[Given exercise]: Write out the listing below in full and exactly, leaving out every picture.

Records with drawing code
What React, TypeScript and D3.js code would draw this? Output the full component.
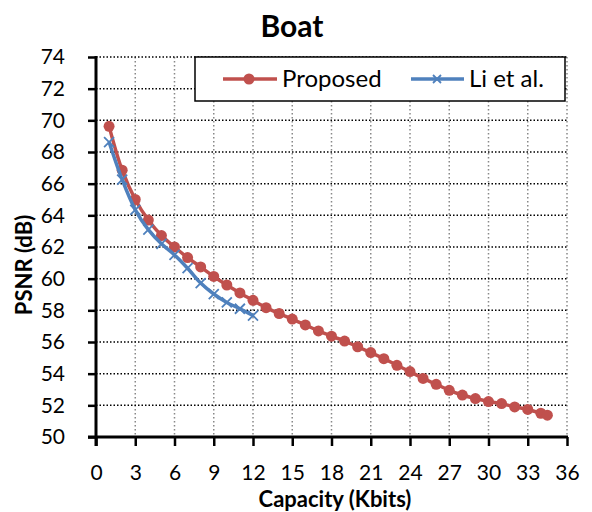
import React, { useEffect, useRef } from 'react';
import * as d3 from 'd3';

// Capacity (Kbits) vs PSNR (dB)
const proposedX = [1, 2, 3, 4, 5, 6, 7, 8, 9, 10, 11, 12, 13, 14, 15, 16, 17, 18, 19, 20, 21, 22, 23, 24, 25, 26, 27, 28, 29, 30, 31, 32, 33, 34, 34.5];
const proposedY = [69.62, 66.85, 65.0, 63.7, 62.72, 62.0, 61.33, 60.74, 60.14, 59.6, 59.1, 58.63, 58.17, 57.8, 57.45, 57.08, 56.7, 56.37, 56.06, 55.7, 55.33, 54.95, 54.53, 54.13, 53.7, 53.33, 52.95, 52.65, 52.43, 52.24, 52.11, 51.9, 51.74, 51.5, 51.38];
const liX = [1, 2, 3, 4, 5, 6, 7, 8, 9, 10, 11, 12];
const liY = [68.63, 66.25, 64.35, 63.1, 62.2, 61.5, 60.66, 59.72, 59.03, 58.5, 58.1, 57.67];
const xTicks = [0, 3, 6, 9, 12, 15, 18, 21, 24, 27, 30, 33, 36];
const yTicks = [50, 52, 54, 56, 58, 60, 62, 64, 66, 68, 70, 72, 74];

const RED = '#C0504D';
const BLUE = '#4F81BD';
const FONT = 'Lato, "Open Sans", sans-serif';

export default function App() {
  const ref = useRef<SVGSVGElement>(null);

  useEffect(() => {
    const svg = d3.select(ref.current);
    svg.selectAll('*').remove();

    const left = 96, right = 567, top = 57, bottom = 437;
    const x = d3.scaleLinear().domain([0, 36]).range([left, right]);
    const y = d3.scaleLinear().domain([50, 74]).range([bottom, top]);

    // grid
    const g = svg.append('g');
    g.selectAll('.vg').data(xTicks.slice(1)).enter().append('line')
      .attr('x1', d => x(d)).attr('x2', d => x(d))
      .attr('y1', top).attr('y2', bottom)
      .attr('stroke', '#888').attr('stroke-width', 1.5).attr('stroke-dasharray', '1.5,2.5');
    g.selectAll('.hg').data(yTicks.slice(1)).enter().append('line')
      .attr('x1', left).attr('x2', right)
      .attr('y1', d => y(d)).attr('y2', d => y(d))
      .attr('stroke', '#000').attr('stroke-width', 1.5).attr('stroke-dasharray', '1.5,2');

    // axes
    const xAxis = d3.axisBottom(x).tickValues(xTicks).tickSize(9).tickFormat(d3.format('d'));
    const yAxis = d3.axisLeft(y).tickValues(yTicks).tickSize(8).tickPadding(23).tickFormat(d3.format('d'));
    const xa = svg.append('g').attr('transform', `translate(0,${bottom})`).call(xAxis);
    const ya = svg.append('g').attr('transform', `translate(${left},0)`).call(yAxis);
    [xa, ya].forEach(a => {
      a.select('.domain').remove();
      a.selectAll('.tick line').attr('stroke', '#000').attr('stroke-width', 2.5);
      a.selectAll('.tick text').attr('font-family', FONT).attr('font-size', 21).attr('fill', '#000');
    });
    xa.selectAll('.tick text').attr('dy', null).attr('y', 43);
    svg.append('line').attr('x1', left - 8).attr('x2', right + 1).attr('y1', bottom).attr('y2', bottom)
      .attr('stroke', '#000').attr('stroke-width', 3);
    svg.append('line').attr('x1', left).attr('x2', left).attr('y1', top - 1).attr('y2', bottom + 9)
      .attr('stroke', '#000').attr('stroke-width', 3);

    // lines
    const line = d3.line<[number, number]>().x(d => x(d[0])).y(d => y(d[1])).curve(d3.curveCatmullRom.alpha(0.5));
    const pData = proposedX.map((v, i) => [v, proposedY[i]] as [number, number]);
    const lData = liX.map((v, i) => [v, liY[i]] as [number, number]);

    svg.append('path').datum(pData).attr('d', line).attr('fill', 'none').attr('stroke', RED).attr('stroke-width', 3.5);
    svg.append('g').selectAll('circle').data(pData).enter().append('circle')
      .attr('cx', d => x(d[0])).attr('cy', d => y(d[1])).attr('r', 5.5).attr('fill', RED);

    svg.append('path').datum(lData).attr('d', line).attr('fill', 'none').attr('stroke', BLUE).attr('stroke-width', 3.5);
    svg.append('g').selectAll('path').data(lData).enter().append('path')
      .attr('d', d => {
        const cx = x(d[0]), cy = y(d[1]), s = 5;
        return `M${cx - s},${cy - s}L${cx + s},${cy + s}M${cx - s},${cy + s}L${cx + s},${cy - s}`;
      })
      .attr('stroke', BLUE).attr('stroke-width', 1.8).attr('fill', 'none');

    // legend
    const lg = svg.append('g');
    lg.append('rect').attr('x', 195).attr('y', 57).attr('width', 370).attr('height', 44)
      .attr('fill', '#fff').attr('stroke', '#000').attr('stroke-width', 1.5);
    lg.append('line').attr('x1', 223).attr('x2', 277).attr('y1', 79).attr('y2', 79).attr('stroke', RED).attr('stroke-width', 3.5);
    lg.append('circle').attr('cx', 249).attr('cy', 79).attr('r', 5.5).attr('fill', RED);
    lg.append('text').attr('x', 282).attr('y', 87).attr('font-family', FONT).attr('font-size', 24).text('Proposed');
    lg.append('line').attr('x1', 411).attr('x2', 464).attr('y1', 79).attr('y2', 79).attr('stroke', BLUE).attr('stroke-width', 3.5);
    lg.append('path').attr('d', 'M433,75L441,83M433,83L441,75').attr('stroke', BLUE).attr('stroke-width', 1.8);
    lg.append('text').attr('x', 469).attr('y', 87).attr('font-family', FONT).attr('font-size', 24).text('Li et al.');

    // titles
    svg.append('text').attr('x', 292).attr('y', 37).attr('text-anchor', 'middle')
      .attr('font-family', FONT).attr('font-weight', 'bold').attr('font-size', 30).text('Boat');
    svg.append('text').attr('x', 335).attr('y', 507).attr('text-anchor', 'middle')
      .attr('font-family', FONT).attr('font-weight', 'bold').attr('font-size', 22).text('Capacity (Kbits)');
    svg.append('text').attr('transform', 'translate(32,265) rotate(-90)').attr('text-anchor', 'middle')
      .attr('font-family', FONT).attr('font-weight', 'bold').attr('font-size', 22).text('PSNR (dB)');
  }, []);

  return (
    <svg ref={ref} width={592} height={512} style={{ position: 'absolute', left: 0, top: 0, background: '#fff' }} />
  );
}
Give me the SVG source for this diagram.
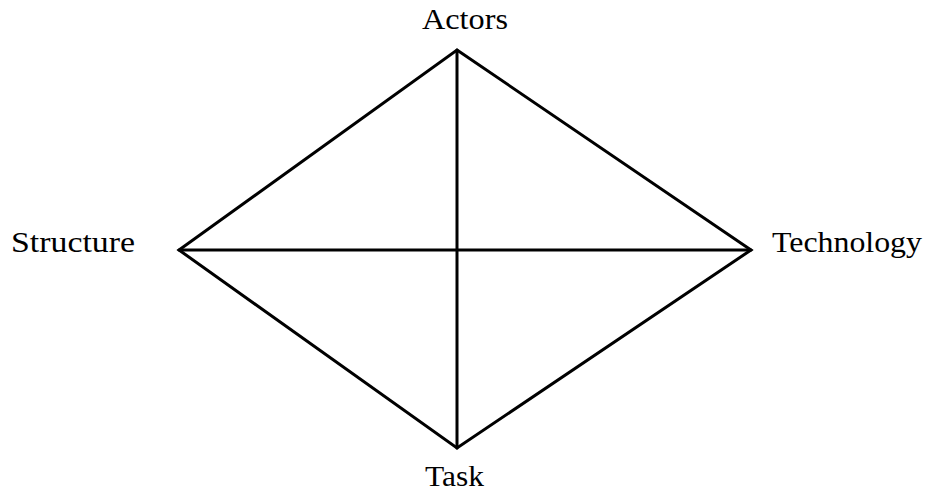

[Exercise response]:
What React, TypeScript and D3.js code would draw this? Output the full component.
import React, { useEffect, useRef } from 'react';
import * as d3 from 'd3';

// Capacity (Kbits) vs PSNR (dB)
const proposedX = [1, 2, 3, 4, 5, 6, 7, 8, 9, 10, 11, 12, 13, 14, 15, 16, 17, 18, 19, 20, 21, 22, 23, 24, 25, 26, 27, 28, 29, 30, 31, 32, 33, 34, 34.5];
const proposedY = [69.62, 66.85, 65.0, 63.7, 62.72, 62.0, 61.33, 60.74, 60.14, 59.6, 59.1, 58.63, 58.17, 57.8, 57.45, 57.08, 56.7, 56.37, 56.06, 55.7, 55.33, 54.95, 54.53, 54.13, 53.7, 53.33, 52.95, 52.65, 52.43, 52.24, 52.11, 51.9, 51.74, 51.5, 51.38];
const liX = [1, 2, 3, 4, 5, 6, 7, 8, 9, 10, 11, 12];
const liY = [68.63, 66.25, 64.35, 63.1, 62.2, 61.5, 60.66, 59.72, 59.03, 58.5, 58.1, 57.67];
const xTicks = [0, 3, 6, 9, 12, 15, 18, 21, 24, 27, 30, 33, 36];
const yTicks = [50, 52, 54, 56, 58, 60, 62, 64, 66, 68, 70, 72, 74];

const RED = '#C0504D';
const BLUE = '#4F81BD';
const FONT = 'Lato, "Open Sans", sans-serif';

export default function App() {
  const ref = useRef<SVGSVGElement>(null);

  useEffect(() => {
    const svg = d3.select(ref.current);
    svg.selectAll('*').remove();

    const left = 96, right = 567, top = 57, bottom = 437;
    const x = d3.scaleLinear().domain([0, 36]).range([left, right]);
    const y = d3.scaleLinear().domain([50, 74]).range([bottom, top]);

    // grid
    const g = svg.append('g');
    g.selectAll('.vg').data(xTicks.slice(1)).enter().append('line')
      .attr('x1', d => x(d)).attr('x2', d => x(d))
      .attr('y1', top).attr('y2', bottom)
      .attr('stroke', '#888').attr('stroke-width', 1.5).attr('stroke-dasharray', '1.5,2.5');
    g.selectAll('.hg').data(yTicks.slice(1)).enter().append('line')
      .attr('x1', left).attr('x2', right)
      .attr('y1', d => y(d)).attr('y2', d => y(d))
      .attr('stroke', '#000').attr('stroke-width', 1.5).attr('stroke-dasharray', '1.5,2');

    // axes
    const xAxis = d3.axisBottom(x).tickValues(xTicks).tickSize(9).tickFormat(d3.format('d'));
    const yAxis = d3.axisLeft(y).tickValues(yTicks).tickSize(8).tickPadding(23).tickFormat(d3.format('d'));
    const xa = svg.append('g').attr('transform', `translate(0,${bottom})`).call(xAxis);
    const ya = svg.append('g').attr('transform', `translate(${left},0)`).call(yAxis);
    [xa, ya].forEach(a => {
      a.select('.domain').remove();
      a.selectAll('.tick line').attr('stroke', '#000').attr('stroke-width', 2.5);
      a.selectAll('.tick text').attr('font-family', FONT).attr('font-size', 21).attr('fill', '#000');
    });
    xa.selectAll('.tick text').attr('dy', null).attr('y', 43);
    svg.append('line').attr('x1', left - 8).attr('x2', right + 1).attr('y1', bottom).attr('y2', bottom)
      .attr('stroke', '#000').attr('stroke-width', 3);
    svg.append('line').attr('x1', left).attr('x2', left).attr('y1', top - 1).attr('y2', bottom + 9)
      .attr('stroke', '#000').attr('stroke-width', 3);

    // lines
    const line = d3.line<[number, number]>().x(d => x(d[0])).y(d => y(d[1])).curve(d3.curveCatmullRom.alpha(0.5));
    const pData = proposedX.map((v, i) => [v, proposedY[i]] as [number, number]);
    const lData = liX.map((v, i) => [v, liY[i]] as [number, number]);

    svg.append('path').datum(pData).attr('d', line).attr('fill', 'none').attr('stroke', RED).attr('stroke-width', 3.5);
    svg.append('g').selectAll('circle').data(pData).enter().append('circle')
      .attr('cx', d => x(d[0])).attr('cy', d => y(d[1])).attr('r', 5.5).attr('fill', RED);

    svg.append('path').datum(lData).attr('d', line).attr('fill', 'none').attr('stroke', BLUE).attr('stroke-width', 3.5);
    svg.append('g').selectAll('path').data(lData).enter().append('path')
      .attr('d', d => {
        const cx = x(d[0]), cy = y(d[1]), s = 5;
        return `M${cx - s},${cy - s}L${cx + s},${cy + s}M${cx - s},${cy + s}L${cx + s},${cy - s}`;
      })
      .attr('stroke', BLUE).attr('stroke-width', 1.8).attr('fill', 'none');

    // legend
    const lg = svg.append('g');
    lg.append('rect').attr('x', 195).attr('y', 57).attr('width', 370).attr('height', 44)
      .attr('fill', '#fff').attr('stroke', '#000').attr('stroke-width', 1.5);
    lg.append('line').attr('x1', 223).attr('x2', 277).attr('y1', 79).attr('y2', 79).attr('stroke', RED).attr('stroke-width', 3.5);
    lg.append('circle').attr('cx', 249).attr('cy', 79).attr('r', 5.5).attr('fill', RED);
    lg.append('text').attr('x', 282).attr('y', 87).attr('font-family', FONT).attr('font-size', 24).text('Proposed');
    lg.append('line').attr('x1', 411).attr('x2', 464).attr('y1', 79).attr('y2', 79).attr('stroke', BLUE).attr('stroke-width', 3.5);
    lg.append('path').attr('d', 'M433,75L441,83M433,83L441,75').attr('stroke', BLUE).attr('stroke-width', 1.8);
    lg.append('text').attr('x', 469).attr('y', 87).attr('font-family', FONT).attr('font-size', 24).text('Li et al.');

    // titles
    svg.append('text').attr('x', 292).attr('y', 37).attr('text-anchor', 'middle')
      .attr('font-family', FONT).attr('font-weight', 'bold').attr('font-size', 30).text('Boat');
    svg.append('text').attr('x', 335).attr('y', 507).attr('text-anchor', 'middle')
      .attr('font-family', FONT).attr('font-weight', 'bold').attr('font-size', 22).text('Capacity (Kbits)');
    svg.append('text').attr('transform', 'translate(32,265) rotate(-90)').attr('text-anchor', 'middle')
      .attr('font-family', FONT).attr('font-weight', 'bold').attr('font-size', 22).text('PSNR (dB)');
  }, []);

  return (
    <svg ref={ref} width={592} height={512} style={{ position: 'absolute', left: 0, top: 0, background: '#fff' }} />
  );
}
Give me the SVG source for this diagram.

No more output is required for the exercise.